◆ **YOUR OBJECTIVE**: Extract the text of each entry below exactly, leaving every image behind.

◆ **THE INPUT**:
= = = =

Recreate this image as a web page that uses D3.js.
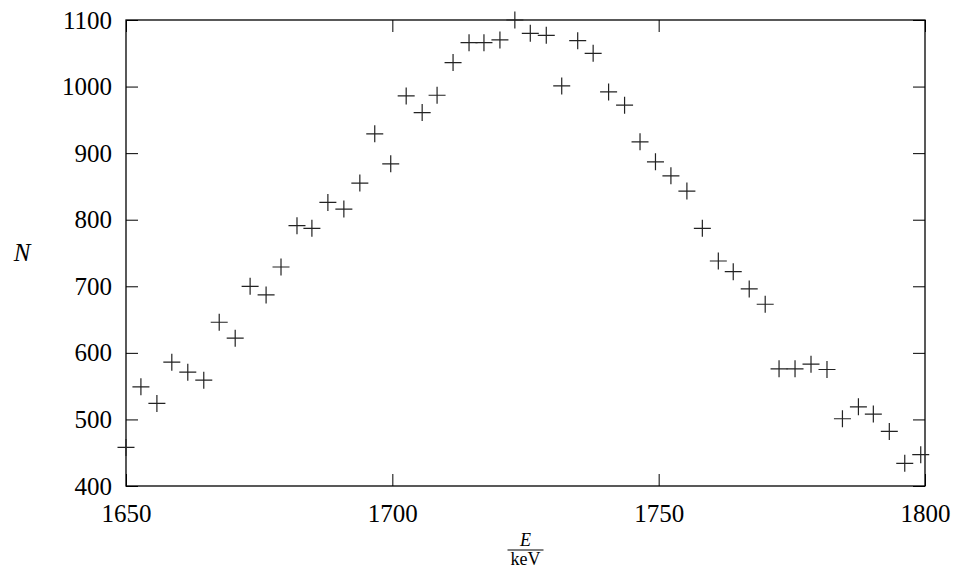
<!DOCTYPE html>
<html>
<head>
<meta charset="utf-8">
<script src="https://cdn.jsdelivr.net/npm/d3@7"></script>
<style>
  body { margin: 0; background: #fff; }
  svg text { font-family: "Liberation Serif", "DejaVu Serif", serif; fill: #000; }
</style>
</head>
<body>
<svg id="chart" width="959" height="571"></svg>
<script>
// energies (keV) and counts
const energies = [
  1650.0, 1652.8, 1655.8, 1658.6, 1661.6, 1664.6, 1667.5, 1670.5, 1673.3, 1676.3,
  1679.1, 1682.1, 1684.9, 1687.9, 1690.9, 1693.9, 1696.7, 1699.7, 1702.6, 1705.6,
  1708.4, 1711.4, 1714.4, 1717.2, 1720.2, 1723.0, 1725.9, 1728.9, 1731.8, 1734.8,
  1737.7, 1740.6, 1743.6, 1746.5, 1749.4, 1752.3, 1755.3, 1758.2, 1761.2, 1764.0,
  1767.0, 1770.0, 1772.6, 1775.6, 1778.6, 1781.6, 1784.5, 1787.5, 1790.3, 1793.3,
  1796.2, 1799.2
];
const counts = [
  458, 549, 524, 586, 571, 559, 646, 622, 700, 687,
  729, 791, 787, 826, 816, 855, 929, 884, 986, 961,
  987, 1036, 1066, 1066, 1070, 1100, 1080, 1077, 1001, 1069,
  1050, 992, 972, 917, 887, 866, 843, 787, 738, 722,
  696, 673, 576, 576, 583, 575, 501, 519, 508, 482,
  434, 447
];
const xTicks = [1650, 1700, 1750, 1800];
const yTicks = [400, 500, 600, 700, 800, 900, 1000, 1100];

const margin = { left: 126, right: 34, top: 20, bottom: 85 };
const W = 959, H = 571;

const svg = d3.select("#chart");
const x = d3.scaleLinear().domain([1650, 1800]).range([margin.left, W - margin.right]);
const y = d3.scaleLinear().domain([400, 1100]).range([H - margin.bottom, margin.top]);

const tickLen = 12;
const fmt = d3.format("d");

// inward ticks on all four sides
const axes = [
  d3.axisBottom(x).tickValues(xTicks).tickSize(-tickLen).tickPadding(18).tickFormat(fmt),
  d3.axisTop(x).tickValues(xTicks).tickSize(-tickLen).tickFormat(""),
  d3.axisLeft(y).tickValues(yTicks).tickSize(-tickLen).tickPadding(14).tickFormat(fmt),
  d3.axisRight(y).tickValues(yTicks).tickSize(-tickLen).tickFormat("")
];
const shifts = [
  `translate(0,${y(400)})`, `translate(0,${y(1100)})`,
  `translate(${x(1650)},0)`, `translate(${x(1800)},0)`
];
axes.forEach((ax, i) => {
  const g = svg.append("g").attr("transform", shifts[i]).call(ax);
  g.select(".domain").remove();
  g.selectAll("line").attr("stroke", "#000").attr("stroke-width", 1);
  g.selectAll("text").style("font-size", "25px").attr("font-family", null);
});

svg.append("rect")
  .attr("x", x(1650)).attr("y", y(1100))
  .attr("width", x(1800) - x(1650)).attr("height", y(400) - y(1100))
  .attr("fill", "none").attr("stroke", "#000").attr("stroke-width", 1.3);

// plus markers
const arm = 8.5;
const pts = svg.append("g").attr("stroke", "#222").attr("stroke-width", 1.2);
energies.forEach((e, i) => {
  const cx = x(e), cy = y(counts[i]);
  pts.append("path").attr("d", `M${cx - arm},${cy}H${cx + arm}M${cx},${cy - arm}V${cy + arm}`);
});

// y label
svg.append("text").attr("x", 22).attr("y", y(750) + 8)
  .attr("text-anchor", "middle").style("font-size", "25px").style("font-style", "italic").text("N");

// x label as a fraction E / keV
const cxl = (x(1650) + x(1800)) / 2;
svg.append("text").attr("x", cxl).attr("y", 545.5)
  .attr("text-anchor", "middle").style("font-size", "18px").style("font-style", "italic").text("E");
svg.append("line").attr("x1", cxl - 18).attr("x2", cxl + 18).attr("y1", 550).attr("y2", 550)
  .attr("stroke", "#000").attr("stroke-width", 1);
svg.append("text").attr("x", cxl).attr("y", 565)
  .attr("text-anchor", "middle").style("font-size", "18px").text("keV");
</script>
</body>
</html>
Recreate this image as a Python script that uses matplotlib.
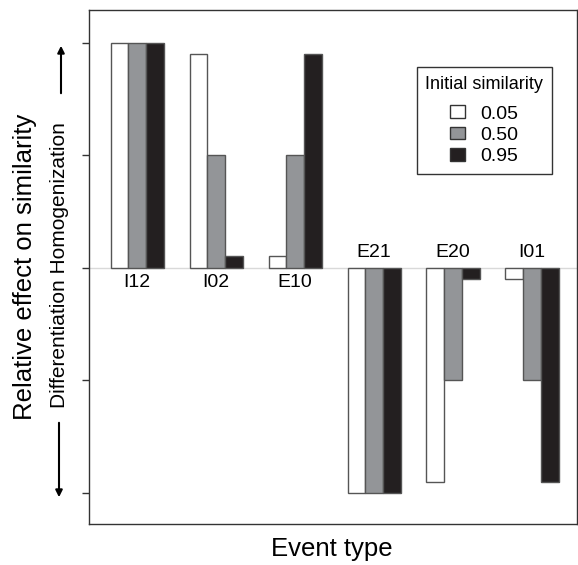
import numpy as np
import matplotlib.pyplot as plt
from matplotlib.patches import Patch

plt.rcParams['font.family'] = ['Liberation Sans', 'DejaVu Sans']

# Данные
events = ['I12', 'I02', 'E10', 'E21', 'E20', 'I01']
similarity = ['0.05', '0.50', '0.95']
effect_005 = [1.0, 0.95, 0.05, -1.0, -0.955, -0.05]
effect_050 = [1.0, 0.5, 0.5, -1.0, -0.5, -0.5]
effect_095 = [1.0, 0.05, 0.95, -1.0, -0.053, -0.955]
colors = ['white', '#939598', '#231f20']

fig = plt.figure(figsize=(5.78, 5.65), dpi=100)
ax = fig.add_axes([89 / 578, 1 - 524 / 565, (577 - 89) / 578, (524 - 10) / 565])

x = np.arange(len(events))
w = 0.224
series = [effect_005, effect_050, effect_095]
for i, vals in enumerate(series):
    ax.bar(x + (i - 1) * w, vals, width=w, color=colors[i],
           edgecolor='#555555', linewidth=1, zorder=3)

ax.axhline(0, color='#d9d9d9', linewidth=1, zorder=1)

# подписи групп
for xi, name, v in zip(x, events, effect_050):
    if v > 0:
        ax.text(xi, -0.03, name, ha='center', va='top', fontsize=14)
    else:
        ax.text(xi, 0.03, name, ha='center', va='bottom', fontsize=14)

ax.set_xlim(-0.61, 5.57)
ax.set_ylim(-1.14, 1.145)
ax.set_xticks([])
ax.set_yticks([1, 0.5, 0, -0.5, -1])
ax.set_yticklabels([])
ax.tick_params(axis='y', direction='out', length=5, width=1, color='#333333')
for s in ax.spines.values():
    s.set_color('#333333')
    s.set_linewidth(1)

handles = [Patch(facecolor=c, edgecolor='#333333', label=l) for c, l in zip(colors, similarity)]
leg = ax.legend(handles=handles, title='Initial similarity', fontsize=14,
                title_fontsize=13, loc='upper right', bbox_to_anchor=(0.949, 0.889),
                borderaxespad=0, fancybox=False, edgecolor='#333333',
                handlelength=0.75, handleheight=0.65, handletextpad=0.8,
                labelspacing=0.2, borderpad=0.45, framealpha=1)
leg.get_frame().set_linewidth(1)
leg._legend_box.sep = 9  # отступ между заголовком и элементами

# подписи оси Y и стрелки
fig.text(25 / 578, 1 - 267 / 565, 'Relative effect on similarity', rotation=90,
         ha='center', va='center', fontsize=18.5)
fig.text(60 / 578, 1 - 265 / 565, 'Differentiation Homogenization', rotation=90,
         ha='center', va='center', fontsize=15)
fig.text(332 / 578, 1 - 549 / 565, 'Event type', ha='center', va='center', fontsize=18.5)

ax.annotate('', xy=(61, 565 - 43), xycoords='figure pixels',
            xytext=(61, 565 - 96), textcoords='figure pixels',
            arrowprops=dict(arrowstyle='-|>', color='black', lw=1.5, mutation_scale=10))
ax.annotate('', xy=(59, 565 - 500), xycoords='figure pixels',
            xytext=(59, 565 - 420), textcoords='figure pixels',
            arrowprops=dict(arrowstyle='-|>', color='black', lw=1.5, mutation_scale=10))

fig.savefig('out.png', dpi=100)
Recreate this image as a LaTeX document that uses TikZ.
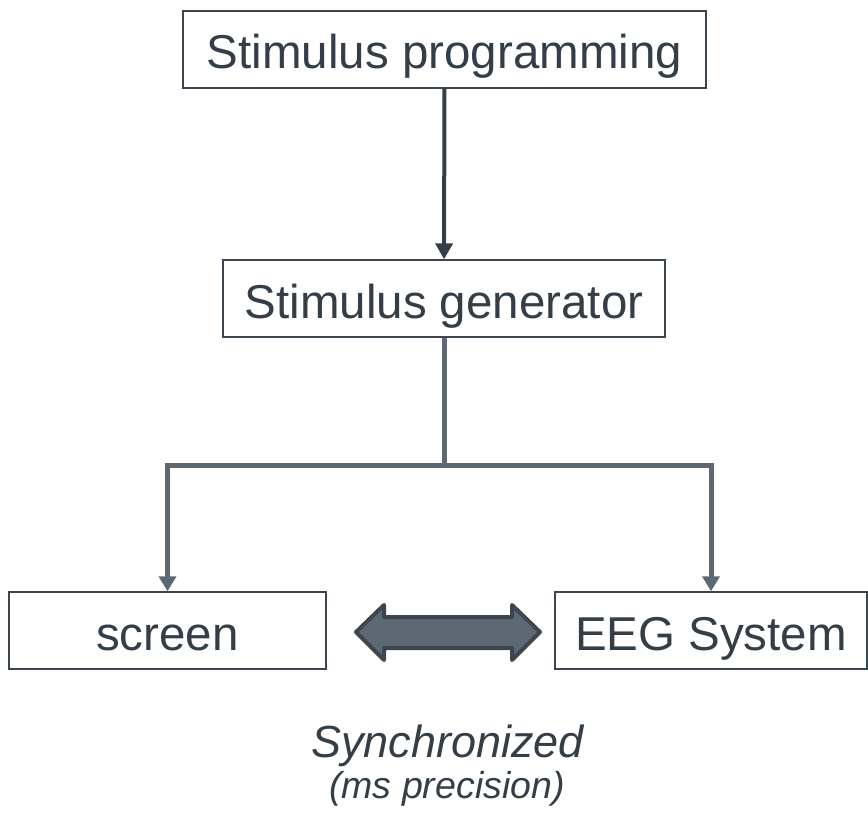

= = = =

◆ **SOLVED EXERCISE**:
Recreate this image as a web page that uses D3.js.
<!DOCTYPE html>
<html>
<head>
<meta charset="utf-8">
<script src="https://cdn.jsdelivr.net/npm/d3@7"></script>
<style>
  body { margin: 0; background: #fff; }
  svg text { font-family: "Liberation Serif", "DejaVu Serif", serif; fill: #000; }
</style>
</head>
<body>
<svg id="chart" width="959" height="571"></svg>
<script>
// energies (keV) and counts
const energies = [
  1650.0, 1652.8, 1655.8, 1658.6, 1661.6, 1664.6, 1667.5, 1670.5, 1673.3, 1676.3,
  1679.1, 1682.1, 1684.9, 1687.9, 1690.9, 1693.9, 1696.7, 1699.7, 1702.6, 1705.6,
  1708.4, 1711.4, 1714.4, 1717.2, 1720.2, 1723.0, 1725.9, 1728.9, 1731.8, 1734.8,
  1737.7, 1740.6, 1743.6, 1746.5, 1749.4, 1752.3, 1755.3, 1758.2, 1761.2, 1764.0,
  1767.0, 1770.0, 1772.6, 1775.6, 1778.6, 1781.6, 1784.5, 1787.5, 1790.3, 1793.3,
  1796.2, 1799.2
];
const counts = [
  458, 549, 524, 586, 571, 559, 646, 622, 700, 687,
  729, 791, 787, 826, 816, 855, 929, 884, 986, 961,
  987, 1036, 1066, 1066, 1070, 1100, 1080, 1077, 1001, 1069,
  1050, 992, 972, 917, 887, 866, 843, 787, 738, 722,
  696, 673, 576, 576, 583, 575, 501, 519, 508, 482,
  434, 447
];
const xTicks = [1650, 1700, 1750, 1800];
const yTicks = [400, 500, 600, 700, 800, 900, 1000, 1100];

const margin = { left: 126, right: 34, top: 20, bottom: 85 };
const W = 959, H = 571;

const svg = d3.select("#chart");
const x = d3.scaleLinear().domain([1650, 1800]).range([margin.left, W - margin.right]);
const y = d3.scaleLinear().domain([400, 1100]).range([H - margin.bottom, margin.top]);

const tickLen = 12;
const fmt = d3.format("d");

// inward ticks on all four sides
const axes = [
  d3.axisBottom(x).tickValues(xTicks).tickSize(-tickLen).tickPadding(18).tickFormat(fmt),
  d3.axisTop(x).tickValues(xTicks).tickSize(-tickLen).tickFormat(""),
  d3.axisLeft(y).tickValues(yTicks).tickSize(-tickLen).tickPadding(14).tickFormat(fmt),
  d3.axisRight(y).tickValues(yTicks).tickSize(-tickLen).tickFormat("")
];
const shifts = [
  `translate(0,${y(400)})`, `translate(0,${y(1100)})`,
  `translate(${x(1650)},0)`, `translate(${x(1800)},0)`
];
axes.forEach((ax, i) => {
  const g = svg.append("g").attr("transform", shifts[i]).call(ax);
  g.select(".domain").remove();
  g.selectAll("line").attr("stroke", "#000").attr("stroke-width", 1);
  g.selectAll("text").style("font-size", "25px").attr("font-family", null);
});

svg.append("rect")
  .attr("x", x(1650)).attr("y", y(1100))
  .attr("width", x(1800) - x(1650)).attr("height", y(400) - y(1100))
  .attr("fill", "none").attr("stroke", "#000").attr("stroke-width", 1.3);

// plus markers
const arm = 8.5;
const pts = svg.append("g").attr("stroke", "#222").attr("stroke-width", 1.2);
energies.forEach((e, i) => {
  const cx = x(e), cy = y(counts[i]);
  pts.append("path").attr("d", `M${cx - arm},${cy}H${cx + arm}M${cx},${cy - arm}V${cy + arm}`);
});

// y label
svg.append("text").attr("x", 22).attr("y", y(750) + 8)
  .attr("text-anchor", "middle").style("font-size", "25px").style("font-style", "italic").text("N");

// x label as a fraction E / keV
const cxl = (x(1650) + x(1800)) / 2;
svg.append("text").attr("x", cxl).attr("y", 545.5)
  .attr("text-anchor", "middle").style("font-size", "18px").style("font-style", "italic").text("E");
svg.append("line").attr("x1", cxl - 18).attr("x2", cxl + 18).attr("y1", 550).attr("y2", 550)
  .attr("stroke", "#000").attr("stroke-width", 1);
svg.append("text").attr("x", cxl).attr("y", 565)
  .attr("text-anchor", "middle").style("font-size", "18px").text("keV");
</script>
</body>
</html>
Recreate this image as a Python script that uses matplotlib.
import numpy as np
import matplotlib.pyplot as plt
from matplotlib.patches import Patch

plt.rcParams['font.family'] = ['Liberation Sans', 'DejaVu Sans']

# Данные
events = ['I12', 'I02', 'E10', 'E21', 'E20', 'I01']
similarity = ['0.05', '0.50', '0.95']
effect_005 = [1.0, 0.95, 0.05, -1.0, -0.955, -0.05]
effect_050 = [1.0, 0.5, 0.5, -1.0, -0.5, -0.5]
effect_095 = [1.0, 0.05, 0.95, -1.0, -0.053, -0.955]
colors = ['white', '#939598', '#231f20']

fig = plt.figure(figsize=(5.78, 5.65), dpi=100)
ax = fig.add_axes([89 / 578, 1 - 524 / 565, (577 - 89) / 578, (524 - 10) / 565])

x = np.arange(len(events))
w = 0.224
series = [effect_005, effect_050, effect_095]
for i, vals in enumerate(series):
    ax.bar(x + (i - 1) * w, vals, width=w, color=colors[i],
           edgecolor='#555555', linewidth=1, zorder=3)

ax.axhline(0, color='#d9d9d9', linewidth=1, zorder=1)

# подписи групп
for xi, name, v in zip(x, events, effect_050):
    if v > 0:
        ax.text(xi, -0.03, name, ha='center', va='top', fontsize=14)
    else:
        ax.text(xi, 0.03, name, ha='center', va='bottom', fontsize=14)

ax.set_xlim(-0.61, 5.57)
ax.set_ylim(-1.14, 1.145)
ax.set_xticks([])
ax.set_yticks([1, 0.5, 0, -0.5, -1])
ax.set_yticklabels([])
ax.tick_params(axis='y', direction='out', length=5, width=1, color='#333333')
for s in ax.spines.values():
    s.set_color('#333333')
    s.set_linewidth(1)

handles = [Patch(facecolor=c, edgecolor='#333333', label=l) for c, l in zip(colors, similarity)]
leg = ax.legend(handles=handles, title='Initial similarity', fontsize=14,
                title_fontsize=13, loc='upper right', bbox_to_anchor=(0.949, 0.889),
                borderaxespad=0, fancybox=False, edgecolor='#333333',
                handlelength=0.75, handleheight=0.65, handletextpad=0.8,
                labelspacing=0.2, borderpad=0.45, framealpha=1)
leg.get_frame().set_linewidth(1)
leg._legend_box.sep = 9  # отступ между заголовком и элементами

# подписи оси Y и стрелки
fig.text(25 / 578, 1 - 267 / 565, 'Relative effect on similarity', rotation=90,
         ha='center', va='center', fontsize=18.5)
fig.text(60 / 578, 1 - 265 / 565, 'Differentiation Homogenization', rotation=90,
         ha='center', va='center', fontsize=15)
fig.text(332 / 578, 1 - 549 / 565, 'Event type', ha='center', va='center', fontsize=18.5)

ax.annotate('', xy=(61, 565 - 43), xycoords='figure pixels',
            xytext=(61, 565 - 96), textcoords='figure pixels',
            arrowprops=dict(arrowstyle='-|>', color='black', lw=1.5, mutation_scale=10))
ax.annotate('', xy=(59, 565 - 500), xycoords='figure pixels',
            xytext=(59, 565 - 420), textcoords='figure pixels',
            arrowprops=dict(arrowstyle='-|>', color='black', lw=1.5, mutation_scale=10))

fig.savefig('out.png', dpi=100)
Recreate this image as a LaTeX document that uses TikZ.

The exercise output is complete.